Bill: “When I first started living in Tokyo it was about 40 minutes by train [to my school].
Then in my second year, I started renting at a share house close to the school, but my room there was much smaller, only about 6 mats*. Even at 6 mats, the rent was about 80,000 yen.
*(Tatami) mats, or “jo” is a unit of size used by real estate agencies in Japan. 1 mat = more than 1.62m²
In my experience, the rent in Tokyo is about twice as much as in Kyoto. On top of that, the schools are farther away. In Kyoto a lot of students live close to the school and commute by bicycle.”
Xuan: “I’ve lived in a dorm in Kyoto. I used to live in a Japanese language school dorm, and there were lots of grocery stores in the neighborhood, and it was close to the language school, so it was a convenient place to live. There were lots of little stores, too.”
Katrina: “Did you have to cook?”
Xuan: “Nope! There were a fair amount of Chinese restaurants and things near the dorm, too.”

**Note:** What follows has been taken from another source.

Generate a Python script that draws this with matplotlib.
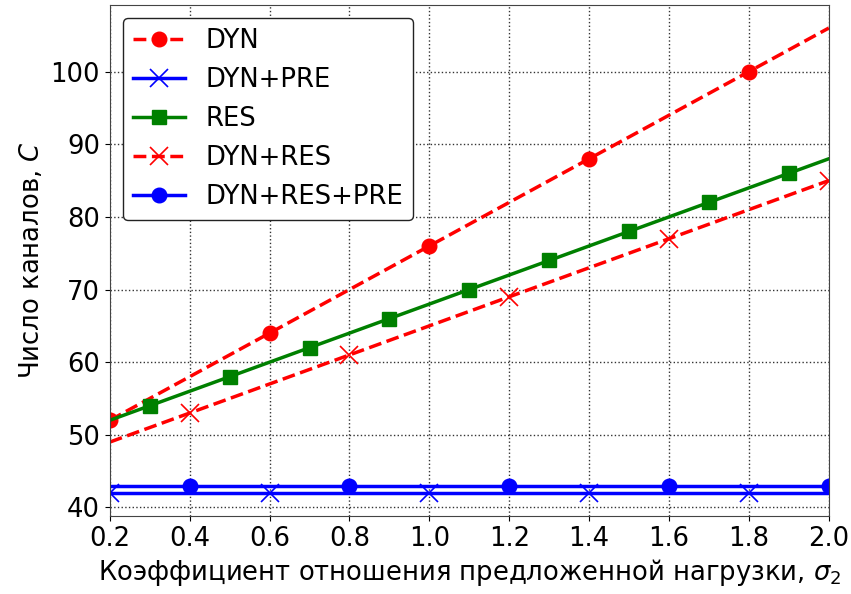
import matplotlib
matplotlib.use("Agg")
import matplotlib.pyplot as plt

x = [0.2, 0.3, 0.4, 0.5, 0.6, 0.7, 0.8, 0.9, 1.0, 1.1, 1.2, 1.3, 1.4, 1.5,
     1.6, 1.7, 1.8, 1.9, 2.0]
dyn = [52, 55, 58, 61, 64, 67, 70, 73, 76, 79, 82, 85, 88, 91, 94, 97, 100, 103, 106]
dyn_pre = [42] * 19
res = [52, 54, 56, 58, 60, 62, 64, 66, 68, 70, 72, 74, 76, 78, 80, 82, 84, 86, 88]
dyn_res = [49, 51, 53, 55, 57, 59, 61, 63, 65, 67, 69, 71, 73, 75, 77, 79, 81, 83, 85]
dyn_res_pre = [43] * 19
xticks = [0.2, 0.4, 0.6, 0.8, 1.0, 1.2, 1.4, 1.6, 1.8, 2.0]
yticks = [40, 50, 60, 70, 80, 90, 100]

fig = plt.figure(figsize=(8.51, 5.94), dpi=100)
ax = fig.add_axes([0.129, 0.131, 0.845, 0.861])

lw = 2.5
ms = 10.5
fs = 18.6
ax.plot(x, dyn, '--', color='red', marker='o', markevery=(0, 4), lw=lw, ms=ms, label='DYN')
ax.plot(x, dyn_pre, '-', color='blue', marker='x', markevery=(0, 4), lw=lw, ms=ms + 3, mew=1.2, label='DYN+PRE')
ax.plot(x, res, '-', color='green', marker='s', markevery=(1, 2), lw=lw, ms=ms, label='RES')
ax.plot(x, dyn_res, '--', color='red', marker='x', markevery=(2, 4), lw=lw, ms=ms + 3, mew=1.2, label='DYN+RES')
ax.plot(x, dyn_res_pre, '-', color='blue', marker='o', markevery=(2, 4), lw=lw, ms=ms, label='DYN+RES+PRE')

ax.set_xlim(0.2, 2.0)
ax.set_ylim(38.8, 109.2)
ax.set_xticks(xticks)
ax.set_yticks(yticks)
ax.tick_params(labelsize=fs)
ax.grid(True, linestyle=':', color='black', linewidth=1.0, alpha=0.8)
for s in ax.spines.values():
    s.set_color('#444444')
ax.set_xlabel('Коэффициент отношения предложенной нагрузки, $\\sigma_2$', fontsize=fs)
ax.set_ylabel('Число каналов, $C$', fontsize=fs)
leg = ax.legend(loc='upper left', fontsize=fs, edgecolor='#222222', framealpha=1.0)
leg.get_frame().set_linewidth(1.0)

fig.savefig('out.png', dpi=100)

Transportation in Tokyo and Kyoto
Adiqha: “Another difference I noticed between Tokyo and Kyoto would probably be the trains, I guess? Trains come often in Tokyo. Once every five minutes, or once every two minutes on the Yamanote Line. Here they might come once every fifteen minutes. “
Katrina: “I ride the Kintetsu Line a lot, and it comes every 15 minutes or so. The JR Line come maybe once every 30 minutes. I used to live in Sendai, too, and the trains came more often there, so now I have to check the train times before I head out.”
Bill: “But even though the trains come more often in Tokyo, you can’t always get on them right away. Sometimes the train will be too full and you’ll have to wait for the next one.”
Katrina: “Yeah, I don’t think being unable to ride the train is something that happens much in Kyoto. It does happen with the buses, though. The crowded buses come more often, though. A lot of buses come that are headed to Kyoto Station.”
Bill: “Don’t you guys get confused when you ride the bus?”
Adiqha: “I get confused because there are so many of them.”
Katrina: “I got confused at first, but I like the buses I’ve gotten used to riding. I got confused at the intersections at first.”
Bill: “In the beginning, I got on the wrong bus three times in a row. (laughs)”
Katrina: “I’ve gotten on the wrong bus before, too, but the driver was kind, and told me I didn’t have to pay.”
Anh: “What I think is that people in Kyoto are extremely kind, and they’re really knowledgeable about things like kimono, ikebana, and tea ceremony.”